SBF sentencing live updates: FTX founder says he made 'selfish decisions' at failed crypto exchange
FTX founder Sam Bankman-Fried was convicted of fraud involving his cryptocurrency exchange and a related hedge fund. Prosecutors want him locked up for decades.
FTX founder Sam Bankman-Fried told a judge at his criminal sentencing hearing that he made a "series of selfish decisions" at the failed cryptocurrency exchange.
"They built something really beautiful and I threw all of that away," Bankman-Fried said of his co-workers at FTX. "It haunts me every day."
SBF faces a maximum possible sentence of 110 years in prison under federal sentencing guidelines for the massive fraud conspiracy that led to the collapse of FTX and a related hedge fund, a judge ruled Thursday.

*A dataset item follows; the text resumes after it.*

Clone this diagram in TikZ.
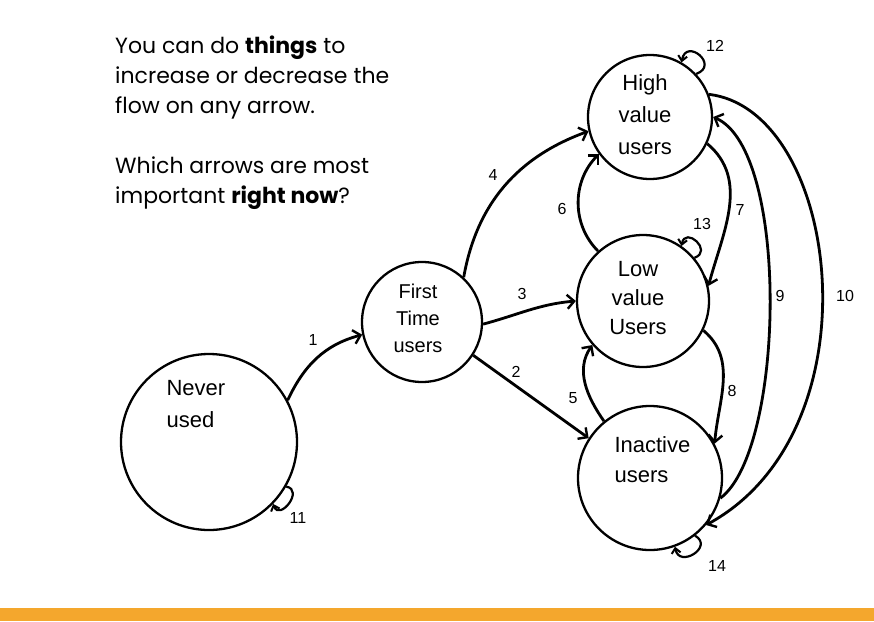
\documentclass[tikz,border=0pt]{standalone}
\usepackage{fontspec}
\setmainfont{Poppins}
\newfontfamily\hand{Liberation Sans}
\usetikzlibrary{arrows.meta}
\definecolor{barorange}{RGB}{244,167,45}
\begin{document}
\begin{tikzpicture}[x=1pt,y=1pt,
  state/.style={circle,draw,line width=2.3pt,inner sep=0pt},
  flow/.style={line width=2.8pt,-{Straight Barb[length=7pt,width=14pt,line width=2.4pt]}},
  selfloop/.style={line width=2.2pt,-{Straight Barb[length=5pt,width=9pt,line width=2pt]}},
  numlabel/.style={font=\hand\fontsize{16}{18}\selectfont},
  handtext/.style={font=\hand\fontsize{22}{30}\selectfont},
  note/.style={anchor=base west,inner sep=0pt,font=\fontsize{22}{30}\selectfont}]
\useasboundingbox (0,0) rectangle (874,-621);
\fill[white] (0,0) rectangle (874,-621);
\fill[barorange] (0,-608) rectangle (874,-621);

% explanatory text
\node[note] (t1) at (115,-53) {You can do \textbf{things} to};
\node[note] (t2) at (115,-83) {increase or decrease the};
\node[note] (t3) at (115,-113) {flow on any arrow.};
\node[note] (t4) at (115,-173) {Which arrows are most};
\node[note] (t5) at (115,-203) {important \textbf{right now}?};

% states
\node[state,minimum size=176pt] (never) at (209,-442) {};
\node[state,minimum size=120pt] (first) at (422,-322) {};
\node[state,minimum size=124pt] (high) at (650,-117) {};
\node[state,minimum size=132pt] (low) at (643,-301) {};
\node[state,minimum size=144pt] (inactive) at (650,-478) {};

% state texts
\node[handtext,align=left,anchor=west,font=\hand\fontsize{22}{32}\selectfont] (neverT) at (163,-404) {Never\\used};
\node[handtext,align=center,font=\hand\fontsize{20}{27}\selectfont] (firstT) at (418,-318) {First\\Time\\users};
\node[handtext,align=center,font=\hand\fontsize{22}{32}\selectfont] (highT) at (645,-115) {High\\value\\users};
\node[handtext,align=center,font=\hand\fontsize{22}{29}\selectfont] (lowT) at (638,-298) {Low\\value\\Users};
\node[handtext,align=left,anchor=west] (inactiveT) at (611,-460) {Inactive\\users};

% flows
\draw[flow] (never.28) to[out=65,in=195] (first.192);
\draw[flow] (first.-33) -- (inactive.147);
\draw[flow] (first.-2) to[out=15,in=185] (low.180);
\draw[flow] (first.47) to[out=80,in=200] (high.193);
\draw[flow] (inactive.129) to[out=125,in=235] (low.221);
\draw[flow] (low.132) to[out=135,in=225] (high.216);
\draw[flow] (high.-25) to[out=-40,in=75] (low.13);
\draw[flow] (low.-26) to[out=-40,in=85] (inactive.28);
\draw[flow] (inactive.-16) .. controls (785,-450) and (790,-150) .. (high.0);
\draw[flow] (high.21) .. controls (840,-110) and (880,-430) .. (inactive.-40);

% self loops
\draw[selfloop] (never.-30) to[out=-10,in=-70,looseness=2.2] (never.-44);
\draw[selfloop] (high.43) to[out=20,in=80,looseness=3.5] (high.60);
\draw[selfloop] (low.40) to[out=20,in=80,looseness=3] (low.55);
\draw[selfloop] (inactive.-52) to[out=-30,in=-80,looseness=2.5] (inactive.-70);

% flow labels
\node[numlabel] (l1) at (313,-340) {1};
\node[numlabel] (l2) at (516,-372) {2};
\node[numlabel] (l3) at (522,-294) {3};
\node[numlabel] (l4) at (493,-175) {4};
\node[numlabel] (l5) at (573,-398) {5};
\node[numlabel] (l6) at (562,-209) {6};
\node[numlabel] (l7) at (740,-210) {7};
\node[numlabel] (l8) at (732,-391) {8};
\node[numlabel] (l9) at (780,-296) {9};
\node[numlabel] (l10) at (845,-296) {10};
\node[numlabel] (l11) at (298,-518) {11};
\node[numlabel] (l12) at (715,-46) {12};
\node[numlabel] (l13) at (702,-224) {13};
\node[numlabel] (l14) at (717,-566) {14};
\end{tikzpicture}
\end{document}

Judge Lewis Kaplan increased the sentencing guidelines range for Bankman-Fried after finding that he had perjured himself at his trial and knowingly obstructed justice.
Kaplan, who will sentence SBF later Thursday in Manhattan federal court, is not bound to give him that much time. But the ruling underscores the risk that Bankman-Fried will spend decades in jail.
The judge also found Thursday that the total loss of the fraud at FTX exceeded $550 million. Anything more than that is "just gravy," Kaplan noted, referring to the fact that any more loss would not increase the top end of the guidelines.
However, Kaplan said he "rejects the entirety of defendant's argument there was no loss" at FTX, calling that claim "misleading, logically flawed and speculative."
After Kaplan ruled on the guideline enhancement, several victims of Bankman-Fried began talking about the effects of his crimes.
Bankman-Fried, who was wearing a beige jailhouse jumpsuit, looked at the victims as they talked to the judge.
Federal prosecutors want Bankman-Fried sentenced to between 40 to 50 years in prison. His defense team asked Kaplan to sentence him to much less than that, between five and six-a-half years behind bars.
Kaplan presided over the trial, which ended in November when a jury found Bankman-Fried, 32, guilty of seven counts and held him responsible for the roughly $10 billion of customer deposits that went missing in 2022.
The charges included wire fraud and conspiracy to commit wire fraud against FTX customers and against lenders to sister hedge fund Alameda Research; conspiracy to commit securities fraud and conspiracy to commit commodities fraud against FTX investors; and conspiracy to commit money laundering.
Bankman-Fried's parents, Joseph Bankman and Barbara Fried, are in the courtroom for the sentencing hearing.
FTX's former CEO and founder Sam Bankman-Fried's mother, Barbara Fried (L), and his father, Joseph Bankman, arrive at Manhattan Federal Court for his sentencing at Manhattan Federal Court in New York City on March 28, 2024.